Equation of Circle from right-angled triangle

BabyMilo · #1 $Old$ October 19th, 2009, 09:22 AM

The point D, E and F have coordinates (-2,0), (0,-1) and (2,3) respectively.

i) gradient of DE = -0.5
ii) 0.5x+y-4=0 line F parallel to DE

iii) by calculating the gradient of EF, show that DEF is a right-angled triangle.
iv) calculate the length of DF.
v) Use the results of parts(iii) and (iv to show that the circle which passes through D,E and F has equation $x^2+y^2-3y-4=0.$

i've done i),ii),iii),iv)

i) gradient of DE = -0.5
ii) 0.5x+y-4=0 line F parallel to DE
iii) y= 2x-1 = grad of normal
y=-0.5 = grad of tangent
which bisect DE at some point therefore it's a right angled triangle.
iv) $sqroot(4^2+3^2)$

thank you for helping!

stapel · #2 $Old$ October 19th, 2009, 09:36 AM

Do you have to use the earlier parts? If so, are you allowed to use the result (from geometry) relating right angles and triangles?

If so, then find the midpoint of the hypotenuse, as this will be the center of the circle. You've found the length of the hypotenuse; now divide by two to find the radius value.

Once you have the center and the radius, you can plug into the center-radius form of the circle equation, multiply everything out, and rearrange to get the required form of the equation.

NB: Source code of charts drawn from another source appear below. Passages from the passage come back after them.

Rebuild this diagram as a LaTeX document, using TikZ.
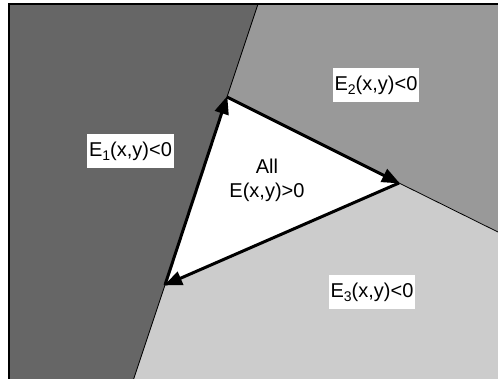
\documentclass[tikz,border=0pt]{standalone}
\usepackage{fontspec}
\setmainfont{Liberation Sans}
\usetikzlibrary{arrows.meta}
\tikzset{
  cim/.style={fill=white,inner xsep=2pt,inner ysep=8.25pt,text height=14.5pt,text depth=3pt},
  hat/.style={line width=0.8pt},
  el/.style={line width=3pt,-{Triangle[length=18pt,width=14pt]},shorten >=-1pt},
}
\colorlet{sotet}{black!60}
\colorlet{kozep}{black!40}
\colorlet{vilagos}{black!20}
\newcommand{\alsz}[1]{\raisebox{-4pt}{\fontsize{14}{14}\selectfont#1}}

\begin{document}
\begin{tikzpicture}[x=1pt,y=-1pt,font=\fontsize{20}{24}\selectfont]
  \useasboundingbox (0,0) rectangle (498,378);
  % triangle corners and where the lines leave the frame
  \coordinate (a) at (227,97);
  \coordinate (b) at (399,183);
  \coordinate (c) at (165,285);
  \coordinate (ta) at (258,4);
  \coordinate (tb) at (500,233);
  \coordinate (tc) at (133,381);
  % regions
  \fill[sotet] (9,4) -- (ta) -- (a) -- (c) -- (tc) -- (9,381) -- cycle;
  \fill[kozep] (ta) -- (500,4) -- (tb) -- (b) -- (a) -- cycle;
  \fill[vilagos] (tc) -- (c) -- (b) -- (tb) -- (500,381) -- cycle;
  \fill[white] (a) -- (b) -- (c) -- cycle;
  \draw[hat] (ta) -- (a);
  \draw[hat] (c) -- (tc);
  \draw[hat] (b) -- (tb);
  % frame
  \draw[line width=2pt] (9,381) -- (9,4) -- (500,4);
  % edges
  \draw[el] (c) -- (a);
  \draw[el] (a) -- (b);
  \draw[el] (b) -- (c);
  % labels
  \node[cim] (e1) at (130.5,151) {E\alsz{1}(x,y)<0};
  \node[cim] (e2) at (376,85) {E\alsz{2}(x,y)<0};
  \node[cim] (e3) at (372,292) {E\alsz{3}(x,y)<0};
  \node[align=center] (all) at (267,180) {All\\E(x,y)>0};
\end{tikzpicture}
\end{document}
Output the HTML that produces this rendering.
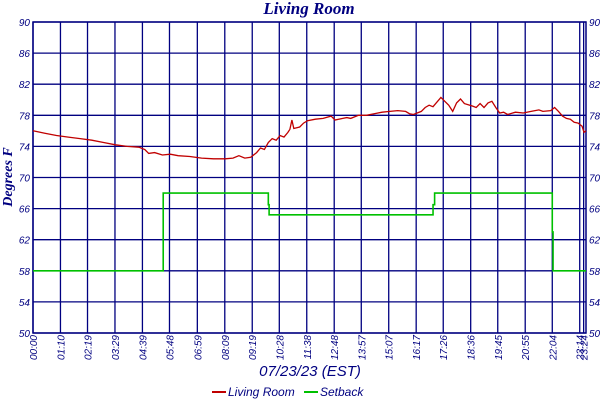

BabyMilo · #3 $Old$ October 19th, 2009, 10:04 AM

Quote:

Originally Posted by stapel $View Post$

If so, then find the midpoint of the hypotenuse, as this will be the center of the circle. You've found the length of the hypotenuse; now divide by two to find the radius value.

ok i understand this part which leave me with 2.5 as the radius.

Quote:

Once you have the center and the radius, you can plug into the center-radius form of the circle equation, multiply everything out, and rearrange to get the required form of the equation.

but how do i find out the centre points of the circle?